Actually, that was probably an original Remington conversion for .46 French short rimfire.   Just after the Civil War, Remington payed a licensing fee to S&W to use the Rollin White patent to make some conversions for the Army. McDowel covers them in his "Colt and Other Conversion Revolvers" book.

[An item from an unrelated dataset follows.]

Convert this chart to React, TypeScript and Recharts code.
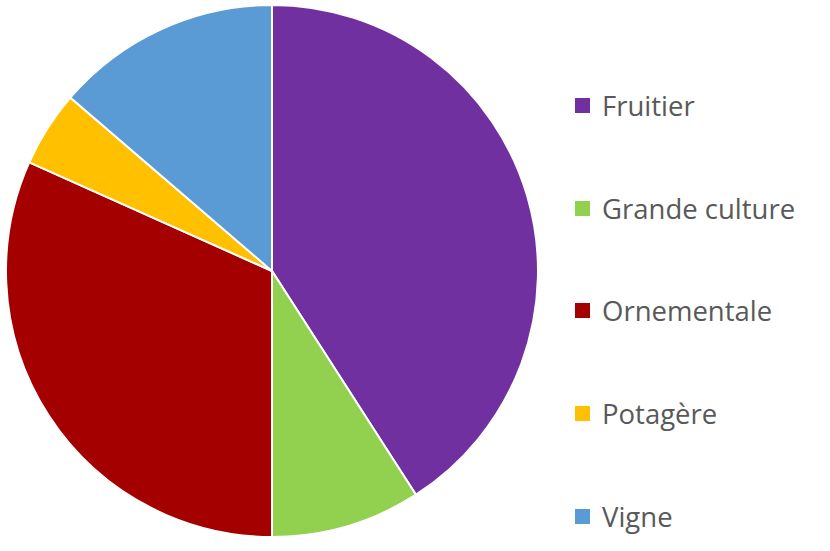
import React from 'react';
import { PieChart, Pie, Cell, Legend } from 'recharts';

const categories = ['Fruitier', 'Grande culture', 'Ornementale', 'Potagère', 'Vigne'];
const shares = [40.9, 9.1, 31.7, 4.6, 13.7];
const colors = ['#7030A0', '#92D050', '#A50000', '#FFC000', '#5B9BD5'];

const data = categories.map((name, i) => ({ name, value: shares[i] }));

const CustomLegend = () => (
  <ul style={{ listStyle: 'none', margin: 0, padding: 0, paddingTop: 54 }}>
    {categories.map((name, i) => (
      <li
        key={`item-${i}`}
        style={{ display: 'flex', alignItems: 'center', height: 102.75 }}
      >
        <span style={{ width: 15, height: 15, marginRight: 12, backgroundColor: colors[i], display: 'inline-block' }} />
        <span style={{ fontFamily: '"Open Sans", sans-serif', fontSize: 27.5, color: '#595959' }}>{name}</span>
      </li>
    ))}
  </ul>
);

export default function App() {
  return (
    <div style={{ position: 'absolute', left: 0, top: 0, width: 830, height: 551, background: '#fff' }}>
      <PieChart width={830} height={551} margin={{ top: 0, right: 0, bottom: 0, left: 0 }}>
        <Pie
          data={data}
          dataKey="value"
          nameKey="name"
          cx={272}
          cy={271}
          outerRadius={266}
          startAngle={90}
          endAngle={-270}
          stroke="#ffffff"
          strokeWidth={2}
          isAnimationActive={false}
        >
          {data.map((entry, index) => (
            <Cell key={`cell-${index}`} fill={colors[index]} />
          ))}
        </Pie>
        <Legend
          content={<CustomLegend />}
          layout="vertical"
          wrapperStyle={{ left: 575, top: 0, width: 250, height: 551 }}
        />
      </PieChart>
    </div>
  );
}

They look like unfinished efforts!  I have seen and handled several.  The first time I saw one, I too thought someone started to convert to .45 Colt and stopped.
TUOLUMNE LAWMAN
CO. F, 12th Illinois Cavalry  SASS # 6127 Life * Spencer Shooting Society #43 * Motherlode Shootist Society #1 * River City Regulators

Tuolumne Lawman

PS

If I remember right, the .46 French is a heeled bullet, and the cases are smaller diameter than a .45 Colt, but larger in diameter than a .44 Special.
TUOLUMNE LAWMAN
CO. F, 12th Illinois Cavalry  SASS # 6127 Life * Spencer Shooting Society #43 * Motherlode Shootist Society #1 * River City Regulators

Be-A-triss Bandit

After the Civil War the Government sold excess to France.  The French bought things like whole artillery batterys as a unit.  Guns, caissons, gear for the horses, everything.  One of the things I've seen listed is Remington and Colt pistols.  I don't have the reference but recall they converted or paid to convert to rimfire and issued them. Wasn't interested in the details at the time.  I'd have to go back 30 years to the library's at "big UM" and hope to find it.
BB

Fox Creek Kid

Schuyler, Hartley & Graham had some Rogers & Spencer revolvers converted to .44 Rimfire which were sold to the French but all other revolvers were percussion to the best of my knowledge.